Job
Pictures stay out of the copy; restate everything else in the material exactly.

Dataset extract
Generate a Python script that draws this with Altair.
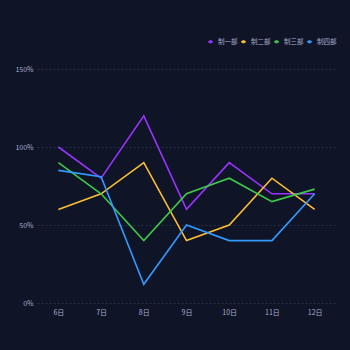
import altair as alt
import pandas as pd

days = ["6日", "7日", "8日", "9日", "10日", "11日", "12日"]
series_names = ["制一部", "制二部", "制三部", "制四部"]
s1 = [100, 80, 120, 60, 90, 70, 70]
s2 = [60, 70, 90, 40, 50, 80, 60]
s3 = [90, 70, 40, 70, 80, 65, 73]
s4 = [85, 81, 12, 50, 40, 40, 70]
colors = ["#9933ff", "#ffbf33", "#3fc94a", "#3399ff"]

rows = []
for name, vals in zip(series_names, [s1, s2, s3, s4]):
    for d, v in zip(days, vals):
        rows.append({"day": d, "series": name, "value": v / 100})
df = pd.DataFrame(rows)

font = "Noto Sans CJK SC"
sym = "M-0.5,0L-0.2,0M0.2,0L0.5,0M-0.2,0A0.2,0.2 0 1,0 0.2,0A0.2,0.2 0 1,0 -0.2,0Z"

chart = alt.Chart(df).mark_line(strokeWidth=1.6).encode(
    x=alt.X("day:N", sort=days, scale=alt.Scale(type="point", padding=0.5),
            axis=alt.Axis(title=None, labelAngle=0, domain=False, ticks=False, grid=False,
                          labelColor="#a8aecb", labelFontSize=7, labelFont=font, labelPadding=5)),
    y=alt.Y("value:Q", scale=alt.Scale(domain=[0, 1.5], nice=False),
            axis=alt.Axis(title=None, values=[0, 0.5, 1.0, 1.5], format=".0%", domain=False, ticks=False,
                          grid=True, gridColor="#262d4a", gridDash=[2, 2], gridWidth=1,
                          labelColor="#a8aecb", labelFontSize=7, labelFont=font, labelPadding=4)),
    color=alt.Color("series:N", sort=series_names,
                    scale=alt.Scale(domain=series_names, range=colors),
                    legend=alt.Legend(title=None, orient="none", direction="horizontal",
                                      legendX=168, legendY=-33, symbolType=sym, symbolSize=90,
                                      symbolStrokeWidth=1.5,
                                      labelColor="#a8aecb", labelFontSize=6.5, labelFont=font,
                                      columnPadding=0, labelOffset=2)),
).properties(
    width=299, height=234,
    background="#0f1427",
    padding={"left": 37, "top": 69, "right": 14, "bottom": 47},
    autosize=alt.AutoSizeParams(type="none"),
).configure_view(stroke=None)

chart.save("out.html", embed_options={"renderer": "svg", "actions": False})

Output of the task
Generate a Python script that draws this with Altair.
import altair as alt
import pandas as pd

days = ["6日", "7日", "8日", "9日", "10日", "11日", "12日"]
series_names = ["制一部", "制二部", "制三部", "制四部"]
s1 = [100, 80, 120, 60, 90, 70, 70]
s2 = [60, 70, 90, 40, 50, 80, 60]
s3 = [90, 70, 40, 70, 80, 65, 73]
s4 = [85, 81, 12, 50, 40, 40, 70]
colors = ["#9933ff", "#ffbf33", "#3fc94a", "#3399ff"]

rows = []
for name, vals in zip(series_names, [s1, s2, s3, s4]):
    for d, v in zip(days, vals):
        rows.append({"day": d, "series": name, "value": v / 100})
df = pd.DataFrame(rows)

font = "Noto Sans CJK SC"
sym = "M-0.5,0L-0.2,0M0.2,0L0.5,0M-0.2,0A0.2,0.2 0 1,0 0.2,0A0.2,0.2 0 1,0 -0.2,0Z"

chart = alt.Chart(df).mark_line(strokeWidth=1.6).encode(
    x=alt.X("day:N", sort=days, scale=alt.Scale(type="point", padding=0.5),
            axis=alt.Axis(title=None, labelAngle=0, domain=False, ticks=False, grid=False,
                          labelColor="#a8aecb", labelFontSize=7, labelFont=font, labelPadding=5)),
    y=alt.Y("value:Q", scale=alt.Scale(domain=[0, 1.5], nice=False),
            axis=alt.Axis(title=None, values=[0, 0.5, 1.0, 1.5], format=".0%", domain=False, ticks=False,
                          grid=True, gridColor="#262d4a", gridDash=[2, 2], gridWidth=1,
                          labelColor="#a8aecb", labelFontSize=7, labelFont=font, labelPadding=4)),
    color=alt.Color("series:N", sort=series_names,
                    scale=alt.Scale(domain=series_names, range=colors),
                    legend=alt.Legend(title=None, orient="none", direction="horizontal",
                                      legendX=168, legendY=-33, symbolType=sym, symbolSize=90,
                                      symbolStrokeWidth=1.5,
                                      labelColor="#a8aecb", labelFontSize=6.5, labelFont=font,
                                      columnPadding=0, labelOffset=2)),
).properties(
    width=299, height=234,
    background="#0f1427",
    padding={"left": 37, "top": 69, "right": 14, "bottom": 47},
    autosize=alt.AutoSizeParams(type="none"),
).configure_view(stroke=None)

chart.save("out.html", embed_options={"renderer": "svg", "actions": False})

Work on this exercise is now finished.